## What to do
Starting at the line that contains "Clone this chart in Plotly." and stopping at the line that contains "import plotly.graph_objects as go", copy every line exactly, both ends included, without the pictures.

==========

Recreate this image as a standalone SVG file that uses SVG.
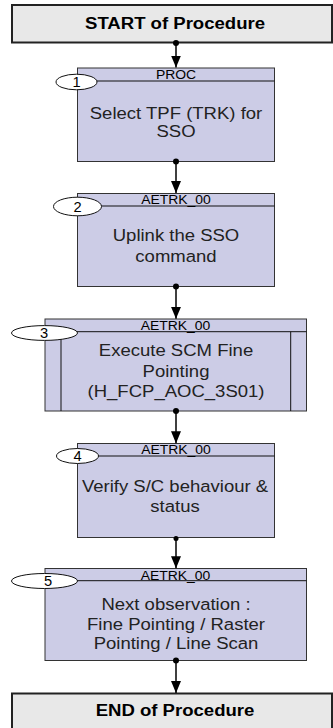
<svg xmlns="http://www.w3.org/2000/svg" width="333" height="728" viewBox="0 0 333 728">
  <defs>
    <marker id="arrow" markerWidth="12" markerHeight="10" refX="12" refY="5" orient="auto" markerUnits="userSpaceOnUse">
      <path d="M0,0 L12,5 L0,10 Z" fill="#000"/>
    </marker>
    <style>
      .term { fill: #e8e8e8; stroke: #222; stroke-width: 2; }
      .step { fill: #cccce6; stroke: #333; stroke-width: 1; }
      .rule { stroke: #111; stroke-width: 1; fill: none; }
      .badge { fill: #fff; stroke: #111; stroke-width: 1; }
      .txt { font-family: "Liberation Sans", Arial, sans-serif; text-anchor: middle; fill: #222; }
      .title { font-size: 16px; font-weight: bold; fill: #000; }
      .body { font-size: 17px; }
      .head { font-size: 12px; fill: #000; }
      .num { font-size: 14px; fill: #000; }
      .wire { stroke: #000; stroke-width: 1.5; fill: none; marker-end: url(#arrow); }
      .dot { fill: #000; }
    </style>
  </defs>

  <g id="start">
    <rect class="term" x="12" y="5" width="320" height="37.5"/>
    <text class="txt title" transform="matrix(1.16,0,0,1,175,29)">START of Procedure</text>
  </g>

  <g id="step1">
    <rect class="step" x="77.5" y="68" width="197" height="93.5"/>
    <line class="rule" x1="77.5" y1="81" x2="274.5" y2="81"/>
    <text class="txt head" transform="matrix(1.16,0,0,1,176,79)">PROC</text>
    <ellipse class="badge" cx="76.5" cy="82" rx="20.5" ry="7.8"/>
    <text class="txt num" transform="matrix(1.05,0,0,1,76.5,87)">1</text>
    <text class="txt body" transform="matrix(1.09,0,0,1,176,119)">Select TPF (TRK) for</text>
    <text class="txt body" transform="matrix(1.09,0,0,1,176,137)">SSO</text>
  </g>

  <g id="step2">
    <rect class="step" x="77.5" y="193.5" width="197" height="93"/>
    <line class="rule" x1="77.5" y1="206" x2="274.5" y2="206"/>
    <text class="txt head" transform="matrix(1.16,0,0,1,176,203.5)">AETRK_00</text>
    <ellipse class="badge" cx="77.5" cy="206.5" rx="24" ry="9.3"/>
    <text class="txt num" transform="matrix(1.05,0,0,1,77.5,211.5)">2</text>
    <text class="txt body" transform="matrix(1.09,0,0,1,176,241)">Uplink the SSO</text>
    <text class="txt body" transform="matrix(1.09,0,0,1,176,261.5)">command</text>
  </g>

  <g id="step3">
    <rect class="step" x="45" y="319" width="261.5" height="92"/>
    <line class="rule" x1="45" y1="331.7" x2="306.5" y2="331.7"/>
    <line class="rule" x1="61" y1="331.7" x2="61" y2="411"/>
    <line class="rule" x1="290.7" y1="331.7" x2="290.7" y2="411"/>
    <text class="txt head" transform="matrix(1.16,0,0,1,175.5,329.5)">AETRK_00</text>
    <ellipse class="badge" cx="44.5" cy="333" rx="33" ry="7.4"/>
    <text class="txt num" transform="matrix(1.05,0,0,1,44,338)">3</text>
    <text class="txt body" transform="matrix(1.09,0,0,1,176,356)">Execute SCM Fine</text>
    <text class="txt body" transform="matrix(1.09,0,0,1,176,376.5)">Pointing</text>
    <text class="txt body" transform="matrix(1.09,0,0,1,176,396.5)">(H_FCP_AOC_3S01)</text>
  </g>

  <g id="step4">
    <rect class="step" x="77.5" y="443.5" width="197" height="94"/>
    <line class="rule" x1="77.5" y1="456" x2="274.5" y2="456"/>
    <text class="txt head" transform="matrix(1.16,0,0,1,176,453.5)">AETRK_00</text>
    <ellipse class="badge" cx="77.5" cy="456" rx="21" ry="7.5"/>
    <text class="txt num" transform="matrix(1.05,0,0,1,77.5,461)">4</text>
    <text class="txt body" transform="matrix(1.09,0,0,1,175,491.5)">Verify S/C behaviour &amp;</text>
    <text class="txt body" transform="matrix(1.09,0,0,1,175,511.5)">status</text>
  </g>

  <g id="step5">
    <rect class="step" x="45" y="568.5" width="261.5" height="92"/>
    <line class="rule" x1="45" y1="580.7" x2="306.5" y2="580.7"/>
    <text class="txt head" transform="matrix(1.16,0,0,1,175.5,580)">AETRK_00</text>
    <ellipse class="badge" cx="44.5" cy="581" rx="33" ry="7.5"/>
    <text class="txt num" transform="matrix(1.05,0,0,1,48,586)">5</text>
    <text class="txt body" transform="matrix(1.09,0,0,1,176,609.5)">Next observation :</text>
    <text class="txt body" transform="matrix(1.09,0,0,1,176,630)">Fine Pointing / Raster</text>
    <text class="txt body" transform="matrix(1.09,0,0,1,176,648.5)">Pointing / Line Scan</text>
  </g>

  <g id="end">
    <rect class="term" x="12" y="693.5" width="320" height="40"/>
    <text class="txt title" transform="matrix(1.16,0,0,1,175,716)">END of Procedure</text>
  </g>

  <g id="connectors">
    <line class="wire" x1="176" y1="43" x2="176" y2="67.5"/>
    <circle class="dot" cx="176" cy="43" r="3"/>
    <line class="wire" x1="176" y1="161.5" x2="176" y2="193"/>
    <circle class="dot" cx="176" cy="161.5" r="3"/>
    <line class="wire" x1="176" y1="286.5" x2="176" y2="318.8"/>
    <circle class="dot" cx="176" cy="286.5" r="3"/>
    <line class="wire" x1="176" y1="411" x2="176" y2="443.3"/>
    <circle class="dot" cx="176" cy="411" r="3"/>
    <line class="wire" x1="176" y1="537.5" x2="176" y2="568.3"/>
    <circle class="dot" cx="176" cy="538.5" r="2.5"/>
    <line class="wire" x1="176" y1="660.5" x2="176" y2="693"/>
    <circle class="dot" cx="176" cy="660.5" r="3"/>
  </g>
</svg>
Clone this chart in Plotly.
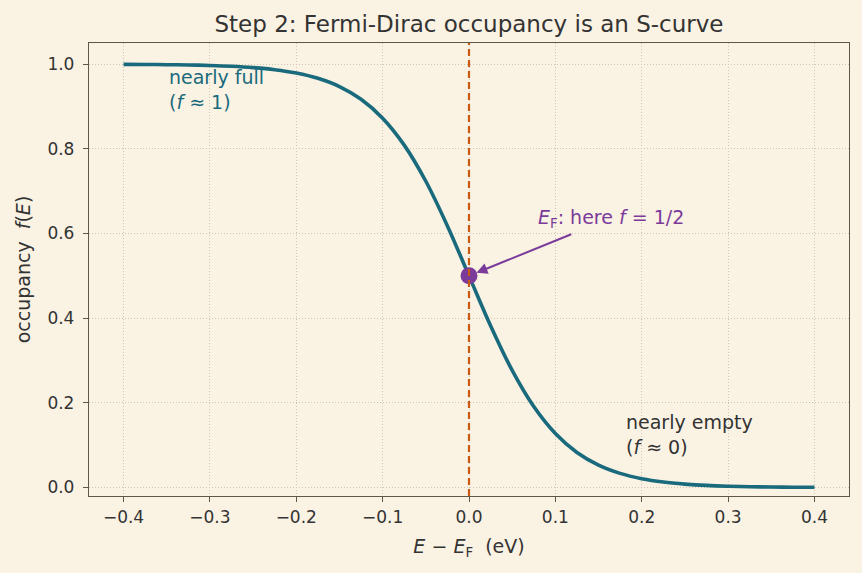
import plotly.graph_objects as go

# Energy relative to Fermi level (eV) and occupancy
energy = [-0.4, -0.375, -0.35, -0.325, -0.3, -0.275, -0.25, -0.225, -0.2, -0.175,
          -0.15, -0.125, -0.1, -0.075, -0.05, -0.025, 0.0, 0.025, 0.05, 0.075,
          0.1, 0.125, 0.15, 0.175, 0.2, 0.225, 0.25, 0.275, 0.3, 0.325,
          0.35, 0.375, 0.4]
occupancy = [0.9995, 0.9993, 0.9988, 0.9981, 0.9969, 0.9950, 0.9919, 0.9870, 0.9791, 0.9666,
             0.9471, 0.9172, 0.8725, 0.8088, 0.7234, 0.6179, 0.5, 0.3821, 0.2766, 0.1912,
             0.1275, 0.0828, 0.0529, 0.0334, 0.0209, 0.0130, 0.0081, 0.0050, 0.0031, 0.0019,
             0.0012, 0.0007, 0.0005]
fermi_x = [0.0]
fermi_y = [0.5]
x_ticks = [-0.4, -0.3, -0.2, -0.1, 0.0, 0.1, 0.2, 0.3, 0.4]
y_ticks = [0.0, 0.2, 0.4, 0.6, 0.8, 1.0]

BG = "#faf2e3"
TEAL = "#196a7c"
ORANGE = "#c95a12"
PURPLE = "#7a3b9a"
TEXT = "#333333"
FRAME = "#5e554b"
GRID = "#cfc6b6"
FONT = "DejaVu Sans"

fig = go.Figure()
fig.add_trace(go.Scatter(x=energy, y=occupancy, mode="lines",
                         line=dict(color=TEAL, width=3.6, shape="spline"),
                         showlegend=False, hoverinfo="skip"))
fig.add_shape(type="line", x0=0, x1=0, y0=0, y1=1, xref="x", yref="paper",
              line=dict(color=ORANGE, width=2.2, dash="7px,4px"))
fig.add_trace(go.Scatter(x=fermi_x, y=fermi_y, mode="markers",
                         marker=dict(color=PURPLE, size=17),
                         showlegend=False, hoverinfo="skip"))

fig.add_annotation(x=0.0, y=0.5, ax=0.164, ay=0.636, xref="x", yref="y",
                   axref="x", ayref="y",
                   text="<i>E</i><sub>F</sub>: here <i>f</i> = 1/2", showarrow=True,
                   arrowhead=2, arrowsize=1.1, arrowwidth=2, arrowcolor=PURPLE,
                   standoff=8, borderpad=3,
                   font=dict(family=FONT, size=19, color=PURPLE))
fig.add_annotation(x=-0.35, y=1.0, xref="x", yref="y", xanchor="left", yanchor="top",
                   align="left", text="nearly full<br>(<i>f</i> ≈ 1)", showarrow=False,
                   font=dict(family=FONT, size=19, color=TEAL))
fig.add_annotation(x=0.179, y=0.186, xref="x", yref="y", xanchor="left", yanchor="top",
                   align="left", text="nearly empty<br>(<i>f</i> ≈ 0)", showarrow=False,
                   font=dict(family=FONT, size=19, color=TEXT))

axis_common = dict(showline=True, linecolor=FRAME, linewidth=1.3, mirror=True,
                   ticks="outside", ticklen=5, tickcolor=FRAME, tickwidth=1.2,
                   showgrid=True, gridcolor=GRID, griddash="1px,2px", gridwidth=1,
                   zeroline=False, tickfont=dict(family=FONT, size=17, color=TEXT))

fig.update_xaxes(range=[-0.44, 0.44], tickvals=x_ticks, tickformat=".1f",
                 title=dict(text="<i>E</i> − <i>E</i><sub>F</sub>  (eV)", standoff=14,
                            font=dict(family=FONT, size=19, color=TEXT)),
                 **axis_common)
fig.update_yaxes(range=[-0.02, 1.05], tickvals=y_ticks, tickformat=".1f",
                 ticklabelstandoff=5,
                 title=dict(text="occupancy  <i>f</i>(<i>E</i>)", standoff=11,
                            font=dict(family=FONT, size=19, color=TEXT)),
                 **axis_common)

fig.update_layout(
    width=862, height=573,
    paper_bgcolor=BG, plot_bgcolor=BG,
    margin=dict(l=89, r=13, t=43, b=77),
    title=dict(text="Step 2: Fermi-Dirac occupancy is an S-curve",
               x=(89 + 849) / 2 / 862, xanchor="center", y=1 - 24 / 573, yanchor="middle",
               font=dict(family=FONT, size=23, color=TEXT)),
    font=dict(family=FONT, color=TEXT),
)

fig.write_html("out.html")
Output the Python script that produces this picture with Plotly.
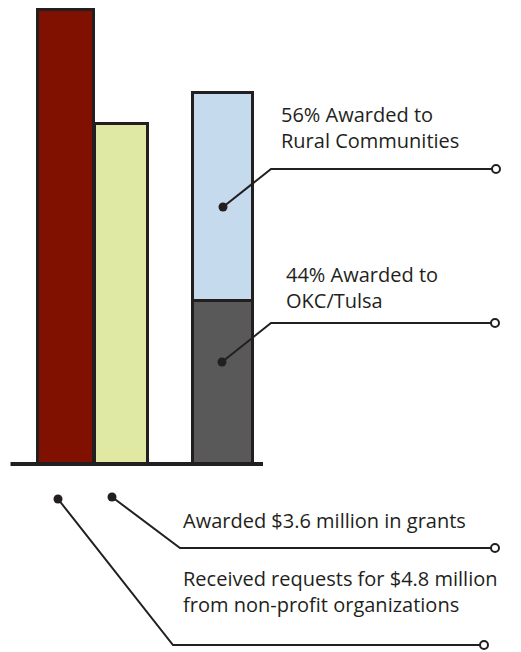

==========

## Exercise answer
Clone this chart in Plotly.
import plotly.graph_objects as go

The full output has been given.